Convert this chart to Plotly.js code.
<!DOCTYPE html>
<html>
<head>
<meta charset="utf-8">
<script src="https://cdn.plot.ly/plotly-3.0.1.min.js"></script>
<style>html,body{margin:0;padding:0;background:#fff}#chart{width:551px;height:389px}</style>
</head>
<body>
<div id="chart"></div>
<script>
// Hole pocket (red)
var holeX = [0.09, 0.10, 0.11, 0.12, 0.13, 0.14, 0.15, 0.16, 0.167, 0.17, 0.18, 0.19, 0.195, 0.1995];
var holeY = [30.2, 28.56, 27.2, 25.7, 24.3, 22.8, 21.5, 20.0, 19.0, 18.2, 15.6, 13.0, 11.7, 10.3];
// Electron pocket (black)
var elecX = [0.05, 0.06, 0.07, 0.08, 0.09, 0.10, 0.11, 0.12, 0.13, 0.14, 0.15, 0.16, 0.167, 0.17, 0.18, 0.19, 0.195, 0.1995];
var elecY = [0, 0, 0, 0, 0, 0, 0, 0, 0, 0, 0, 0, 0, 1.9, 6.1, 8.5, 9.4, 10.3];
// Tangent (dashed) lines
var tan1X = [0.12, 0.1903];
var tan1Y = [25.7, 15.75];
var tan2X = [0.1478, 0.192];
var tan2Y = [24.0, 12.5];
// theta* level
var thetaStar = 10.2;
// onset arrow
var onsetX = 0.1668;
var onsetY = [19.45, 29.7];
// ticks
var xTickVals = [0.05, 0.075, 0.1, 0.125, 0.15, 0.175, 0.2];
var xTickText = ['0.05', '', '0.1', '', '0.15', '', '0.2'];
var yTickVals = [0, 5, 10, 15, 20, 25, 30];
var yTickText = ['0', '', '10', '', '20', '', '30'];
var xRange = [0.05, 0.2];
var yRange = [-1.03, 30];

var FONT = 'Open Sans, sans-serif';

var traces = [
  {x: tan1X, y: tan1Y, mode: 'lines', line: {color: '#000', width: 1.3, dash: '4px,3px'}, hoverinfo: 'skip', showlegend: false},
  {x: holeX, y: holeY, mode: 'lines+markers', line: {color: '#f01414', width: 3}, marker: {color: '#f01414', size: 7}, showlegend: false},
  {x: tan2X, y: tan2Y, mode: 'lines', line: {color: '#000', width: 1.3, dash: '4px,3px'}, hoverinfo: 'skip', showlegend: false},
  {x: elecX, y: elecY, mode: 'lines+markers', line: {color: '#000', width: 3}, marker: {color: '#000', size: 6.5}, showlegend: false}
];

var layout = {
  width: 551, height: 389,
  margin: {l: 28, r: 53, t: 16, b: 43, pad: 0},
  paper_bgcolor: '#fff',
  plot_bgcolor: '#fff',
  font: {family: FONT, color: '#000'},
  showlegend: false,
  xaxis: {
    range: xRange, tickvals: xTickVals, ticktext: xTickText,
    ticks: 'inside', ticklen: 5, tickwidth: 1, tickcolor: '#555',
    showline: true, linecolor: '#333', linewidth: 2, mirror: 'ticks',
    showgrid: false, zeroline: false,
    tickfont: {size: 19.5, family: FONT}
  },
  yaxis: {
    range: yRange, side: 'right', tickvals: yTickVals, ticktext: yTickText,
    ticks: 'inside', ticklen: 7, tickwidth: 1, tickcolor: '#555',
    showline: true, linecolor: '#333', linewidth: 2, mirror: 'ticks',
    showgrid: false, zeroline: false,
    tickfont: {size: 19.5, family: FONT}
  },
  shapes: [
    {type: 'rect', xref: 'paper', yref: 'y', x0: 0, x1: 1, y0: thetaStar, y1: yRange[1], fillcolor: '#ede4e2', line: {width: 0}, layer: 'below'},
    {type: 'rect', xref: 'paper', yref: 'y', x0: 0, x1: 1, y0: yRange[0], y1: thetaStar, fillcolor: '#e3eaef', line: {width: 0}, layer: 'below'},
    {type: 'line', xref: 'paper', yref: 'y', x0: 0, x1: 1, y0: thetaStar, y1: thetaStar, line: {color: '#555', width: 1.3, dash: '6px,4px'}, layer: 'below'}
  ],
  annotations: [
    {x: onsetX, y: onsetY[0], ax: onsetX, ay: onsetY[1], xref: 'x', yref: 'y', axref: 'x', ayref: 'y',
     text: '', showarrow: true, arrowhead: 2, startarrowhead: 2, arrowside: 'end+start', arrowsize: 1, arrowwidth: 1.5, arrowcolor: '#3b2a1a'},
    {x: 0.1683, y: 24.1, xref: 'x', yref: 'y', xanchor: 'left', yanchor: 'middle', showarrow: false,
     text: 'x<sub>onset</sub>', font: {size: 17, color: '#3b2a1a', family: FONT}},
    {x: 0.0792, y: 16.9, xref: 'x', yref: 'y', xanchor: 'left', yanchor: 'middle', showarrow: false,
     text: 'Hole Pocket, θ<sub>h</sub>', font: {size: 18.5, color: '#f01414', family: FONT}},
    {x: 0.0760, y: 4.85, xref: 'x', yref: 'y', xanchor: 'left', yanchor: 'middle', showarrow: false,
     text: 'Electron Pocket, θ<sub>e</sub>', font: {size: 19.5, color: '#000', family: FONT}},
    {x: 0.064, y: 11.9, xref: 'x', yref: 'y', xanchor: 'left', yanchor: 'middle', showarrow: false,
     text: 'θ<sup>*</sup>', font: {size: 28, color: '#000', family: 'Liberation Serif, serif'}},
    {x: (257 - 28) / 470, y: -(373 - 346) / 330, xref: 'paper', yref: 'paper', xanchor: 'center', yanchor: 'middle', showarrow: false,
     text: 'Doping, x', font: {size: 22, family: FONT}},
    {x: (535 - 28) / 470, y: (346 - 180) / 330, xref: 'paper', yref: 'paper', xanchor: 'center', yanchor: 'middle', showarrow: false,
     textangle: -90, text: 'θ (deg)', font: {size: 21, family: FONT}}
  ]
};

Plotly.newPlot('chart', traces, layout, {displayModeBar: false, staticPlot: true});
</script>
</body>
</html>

- _Written exercise_
Pick out each line above that includes "chart" and show it.

- _Solution below_
Convert this chart to Plotly.js code.
<style>html,body{margin:0;padding:0;background:#fff}#chart{width:551px;height:389px}</style>
<div id="chart"></div>
Plotly.newPlot('chart', traces, layout, {displayModeBar: false, staticPlot: true});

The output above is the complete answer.